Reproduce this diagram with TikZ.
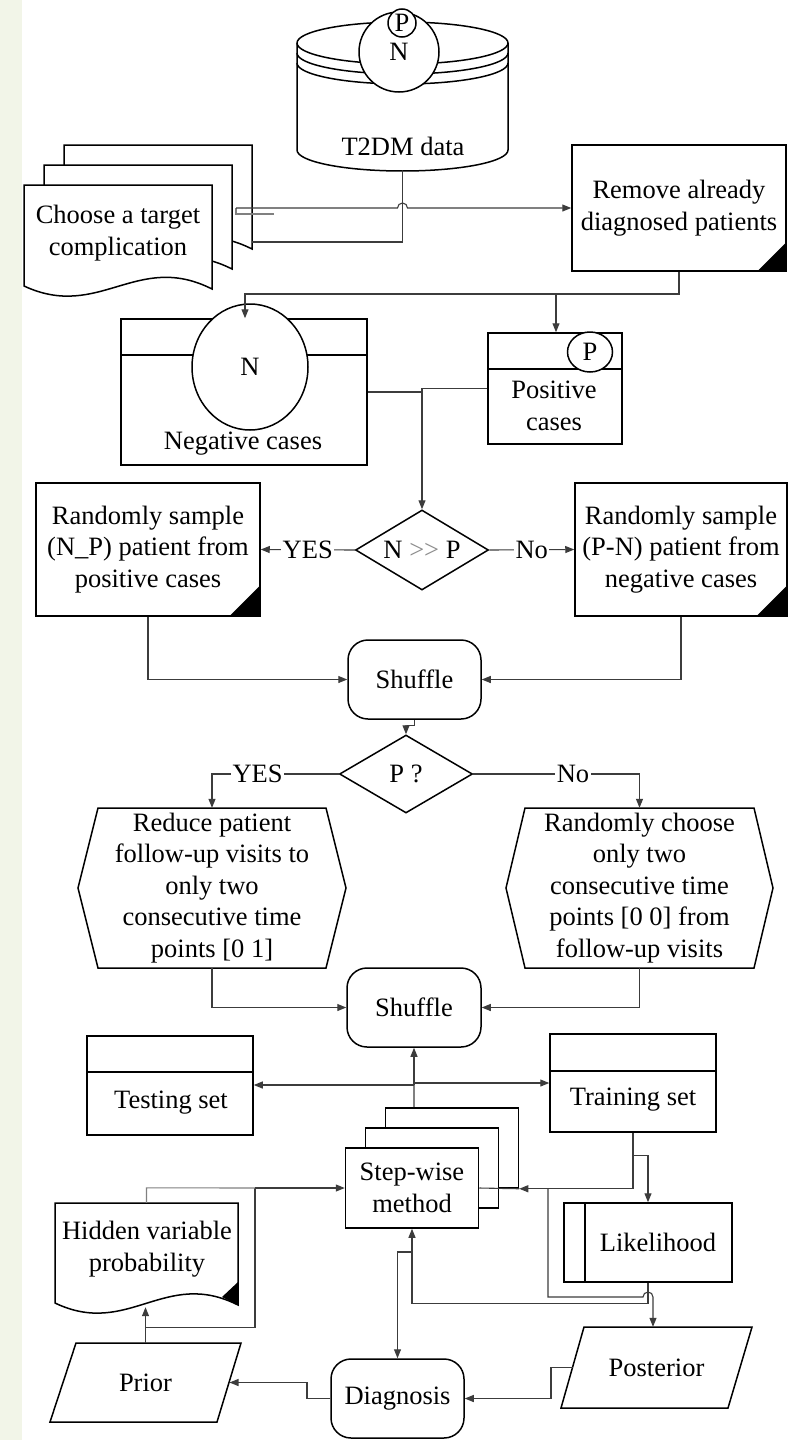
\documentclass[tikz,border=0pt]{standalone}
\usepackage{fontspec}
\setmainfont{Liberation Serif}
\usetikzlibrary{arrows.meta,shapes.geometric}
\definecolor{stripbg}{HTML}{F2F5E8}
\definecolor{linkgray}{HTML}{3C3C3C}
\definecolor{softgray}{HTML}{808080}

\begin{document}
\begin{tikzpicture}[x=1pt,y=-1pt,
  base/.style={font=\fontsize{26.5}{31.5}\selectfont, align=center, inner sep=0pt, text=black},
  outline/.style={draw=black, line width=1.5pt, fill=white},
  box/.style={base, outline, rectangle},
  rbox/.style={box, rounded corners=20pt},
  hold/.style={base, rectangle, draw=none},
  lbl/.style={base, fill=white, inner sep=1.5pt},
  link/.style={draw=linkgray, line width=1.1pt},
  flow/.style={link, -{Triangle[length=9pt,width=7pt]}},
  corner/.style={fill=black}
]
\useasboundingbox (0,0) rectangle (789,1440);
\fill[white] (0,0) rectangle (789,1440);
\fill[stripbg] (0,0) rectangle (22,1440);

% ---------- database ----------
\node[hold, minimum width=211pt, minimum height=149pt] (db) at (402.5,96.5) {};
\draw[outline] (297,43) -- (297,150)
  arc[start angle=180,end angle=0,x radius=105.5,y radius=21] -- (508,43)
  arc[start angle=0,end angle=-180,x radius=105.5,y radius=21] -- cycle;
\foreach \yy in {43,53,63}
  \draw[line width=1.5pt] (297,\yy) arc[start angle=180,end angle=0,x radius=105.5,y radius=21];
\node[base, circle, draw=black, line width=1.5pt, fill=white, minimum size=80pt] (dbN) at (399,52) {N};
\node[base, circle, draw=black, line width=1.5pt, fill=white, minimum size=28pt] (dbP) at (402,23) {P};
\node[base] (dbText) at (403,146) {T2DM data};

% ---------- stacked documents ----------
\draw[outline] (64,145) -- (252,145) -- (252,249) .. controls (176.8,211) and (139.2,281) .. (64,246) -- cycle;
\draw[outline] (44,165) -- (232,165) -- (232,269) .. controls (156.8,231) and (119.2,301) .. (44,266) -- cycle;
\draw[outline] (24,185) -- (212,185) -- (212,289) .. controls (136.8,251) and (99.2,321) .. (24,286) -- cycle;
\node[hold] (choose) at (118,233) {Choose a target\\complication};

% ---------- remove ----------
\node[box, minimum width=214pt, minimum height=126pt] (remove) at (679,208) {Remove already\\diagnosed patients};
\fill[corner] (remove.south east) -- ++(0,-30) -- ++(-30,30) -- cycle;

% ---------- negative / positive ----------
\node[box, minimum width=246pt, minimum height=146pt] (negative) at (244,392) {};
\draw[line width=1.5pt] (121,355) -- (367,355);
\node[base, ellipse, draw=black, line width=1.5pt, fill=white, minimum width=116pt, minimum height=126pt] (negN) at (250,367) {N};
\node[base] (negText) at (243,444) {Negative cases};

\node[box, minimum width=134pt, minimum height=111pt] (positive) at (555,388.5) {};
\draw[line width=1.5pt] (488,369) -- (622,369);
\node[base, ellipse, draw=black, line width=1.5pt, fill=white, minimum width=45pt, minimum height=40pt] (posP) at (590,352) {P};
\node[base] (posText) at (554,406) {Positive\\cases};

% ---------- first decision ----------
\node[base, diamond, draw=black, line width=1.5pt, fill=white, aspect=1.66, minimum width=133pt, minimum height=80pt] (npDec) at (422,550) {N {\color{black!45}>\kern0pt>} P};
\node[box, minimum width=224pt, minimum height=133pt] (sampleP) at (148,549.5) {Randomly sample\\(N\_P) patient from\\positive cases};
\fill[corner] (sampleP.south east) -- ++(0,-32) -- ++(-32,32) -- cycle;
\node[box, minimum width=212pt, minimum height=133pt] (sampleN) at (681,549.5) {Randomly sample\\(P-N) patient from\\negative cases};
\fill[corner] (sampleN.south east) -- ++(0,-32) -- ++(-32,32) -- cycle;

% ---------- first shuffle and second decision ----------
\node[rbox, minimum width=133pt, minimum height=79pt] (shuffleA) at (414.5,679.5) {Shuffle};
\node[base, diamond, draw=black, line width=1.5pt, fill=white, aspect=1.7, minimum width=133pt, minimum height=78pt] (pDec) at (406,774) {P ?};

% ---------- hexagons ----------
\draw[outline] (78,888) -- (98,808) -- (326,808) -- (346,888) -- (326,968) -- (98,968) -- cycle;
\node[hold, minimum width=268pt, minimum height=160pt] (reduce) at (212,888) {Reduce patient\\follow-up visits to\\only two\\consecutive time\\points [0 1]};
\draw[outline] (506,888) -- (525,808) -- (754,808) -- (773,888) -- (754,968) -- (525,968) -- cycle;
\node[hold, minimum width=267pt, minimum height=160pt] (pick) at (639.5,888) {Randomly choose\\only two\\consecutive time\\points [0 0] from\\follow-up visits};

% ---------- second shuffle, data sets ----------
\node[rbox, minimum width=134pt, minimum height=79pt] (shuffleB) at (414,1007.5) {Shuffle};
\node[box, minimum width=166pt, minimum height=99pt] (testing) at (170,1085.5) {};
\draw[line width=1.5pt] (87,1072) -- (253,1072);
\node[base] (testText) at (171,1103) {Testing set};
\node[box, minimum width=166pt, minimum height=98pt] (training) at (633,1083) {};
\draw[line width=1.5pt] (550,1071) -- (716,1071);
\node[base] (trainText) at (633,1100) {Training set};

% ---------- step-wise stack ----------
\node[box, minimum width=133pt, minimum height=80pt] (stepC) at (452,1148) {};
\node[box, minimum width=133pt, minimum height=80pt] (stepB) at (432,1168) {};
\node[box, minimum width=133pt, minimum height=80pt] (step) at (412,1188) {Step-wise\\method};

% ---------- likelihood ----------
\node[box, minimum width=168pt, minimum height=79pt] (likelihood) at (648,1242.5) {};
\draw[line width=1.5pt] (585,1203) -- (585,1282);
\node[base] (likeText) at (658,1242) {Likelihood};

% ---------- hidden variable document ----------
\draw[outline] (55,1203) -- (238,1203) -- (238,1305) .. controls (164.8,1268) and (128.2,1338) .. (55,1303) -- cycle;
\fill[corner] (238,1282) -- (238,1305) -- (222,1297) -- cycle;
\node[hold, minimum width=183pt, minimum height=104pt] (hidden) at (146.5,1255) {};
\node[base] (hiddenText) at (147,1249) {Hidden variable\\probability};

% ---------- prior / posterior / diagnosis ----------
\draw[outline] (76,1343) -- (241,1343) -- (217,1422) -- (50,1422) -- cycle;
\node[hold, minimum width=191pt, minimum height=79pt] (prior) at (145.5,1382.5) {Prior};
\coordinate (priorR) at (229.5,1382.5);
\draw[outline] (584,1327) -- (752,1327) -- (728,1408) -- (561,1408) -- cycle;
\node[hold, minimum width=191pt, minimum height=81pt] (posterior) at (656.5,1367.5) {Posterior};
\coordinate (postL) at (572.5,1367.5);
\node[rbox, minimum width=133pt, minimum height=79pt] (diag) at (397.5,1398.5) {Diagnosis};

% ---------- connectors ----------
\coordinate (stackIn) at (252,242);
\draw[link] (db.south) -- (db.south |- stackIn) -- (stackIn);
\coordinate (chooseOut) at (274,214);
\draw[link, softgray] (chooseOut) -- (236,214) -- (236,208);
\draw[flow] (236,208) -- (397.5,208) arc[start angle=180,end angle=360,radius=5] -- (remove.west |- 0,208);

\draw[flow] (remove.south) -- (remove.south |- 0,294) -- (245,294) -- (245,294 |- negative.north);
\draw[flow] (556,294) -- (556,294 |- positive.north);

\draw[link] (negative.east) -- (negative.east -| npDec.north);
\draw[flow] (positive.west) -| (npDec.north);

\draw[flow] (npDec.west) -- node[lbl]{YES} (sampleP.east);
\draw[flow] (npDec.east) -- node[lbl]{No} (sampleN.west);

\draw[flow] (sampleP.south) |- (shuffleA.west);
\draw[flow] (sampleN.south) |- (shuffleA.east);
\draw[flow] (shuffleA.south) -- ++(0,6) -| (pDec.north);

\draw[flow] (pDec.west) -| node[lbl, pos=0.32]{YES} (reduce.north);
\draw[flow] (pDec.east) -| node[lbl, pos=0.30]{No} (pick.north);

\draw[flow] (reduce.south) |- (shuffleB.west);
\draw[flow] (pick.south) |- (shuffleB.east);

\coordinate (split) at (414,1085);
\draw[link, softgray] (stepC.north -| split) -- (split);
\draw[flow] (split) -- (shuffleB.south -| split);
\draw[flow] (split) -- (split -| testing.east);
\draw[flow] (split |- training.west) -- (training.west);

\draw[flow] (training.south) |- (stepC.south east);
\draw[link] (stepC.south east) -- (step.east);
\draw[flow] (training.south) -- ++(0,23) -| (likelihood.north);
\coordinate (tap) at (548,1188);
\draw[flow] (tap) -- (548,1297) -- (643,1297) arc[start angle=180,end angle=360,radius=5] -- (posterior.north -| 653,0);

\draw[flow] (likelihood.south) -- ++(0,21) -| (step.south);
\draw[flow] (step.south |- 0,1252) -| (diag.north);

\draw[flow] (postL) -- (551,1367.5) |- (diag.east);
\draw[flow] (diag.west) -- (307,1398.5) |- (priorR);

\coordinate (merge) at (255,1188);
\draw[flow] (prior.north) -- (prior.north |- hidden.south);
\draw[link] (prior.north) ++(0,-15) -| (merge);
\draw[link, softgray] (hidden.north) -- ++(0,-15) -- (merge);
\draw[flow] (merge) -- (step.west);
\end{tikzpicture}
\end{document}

━━━━━━━━━━━━━━━━━━━━━━━━━━━━━━

From the first line of the listing above, repeat every line through the one holding "(dbText) at (403,146)". Both ends count, and pictures stay out.

Reproduce this diagram with TikZ.
\documentclass[tikz,border=0pt]{standalone}
\usepackage{fontspec}
\setmainfont{Liberation Serif}
\usetikzlibrary{arrows.meta,shapes.geometric}
\definecolor{stripbg}{HTML}{F2F5E8}
\definecolor{linkgray}{HTML}{3C3C3C}
\definecolor{softgray}{HTML}{808080}

\begin{document}
\begin{tikzpicture}[x=1pt,y=-1pt,
  base/.style={font=\fontsize{26.5}{31.5}\selectfont, align=center, inner sep=0pt, text=black},
  outline/.style={draw=black, line width=1.5pt, fill=white},
  box/.style={base, outline, rectangle},
  rbox/.style={box, rounded corners=20pt},
  hold/.style={base, rectangle, draw=none},
  lbl/.style={base, fill=white, inner sep=1.5pt},
  link/.style={draw=linkgray, line width=1.1pt},
  flow/.style={link, -{Triangle[length=9pt,width=7pt]}},
  corner/.style={fill=black}
]
\useasboundingbox (0,0) rectangle (789,1440);
\fill[white] (0,0) rectangle (789,1440);
\fill[stripbg] (0,0) rectangle (22,1440);

% ---------- database ----------
\node[hold, minimum width=211pt, minimum height=149pt] (db) at (402.5,96.5) {};
\draw[outline] (297,43) -- (297,150)
  arc[start angle=180,end angle=0,x radius=105.5,y radius=21] -- (508,43)
  arc[start angle=0,end angle=-180,x radius=105.5,y radius=21] -- cycle;
\foreach \yy in {43,53,63}
  \draw[line width=1.5pt] (297,\yy) arc[start angle=180,end angle=0,x radius=105.5,y radius=21];
\node[base, circle, draw=black, line width=1.5pt, fill=white, minimum size=80pt] (dbN) at (399,52) {N};
\node[base, circle, draw=black, line width=1.5pt, fill=white, minimum size=28pt] (dbP) at (402,23) {P};
\node[base] (dbText) at (403,146) {T2DM data};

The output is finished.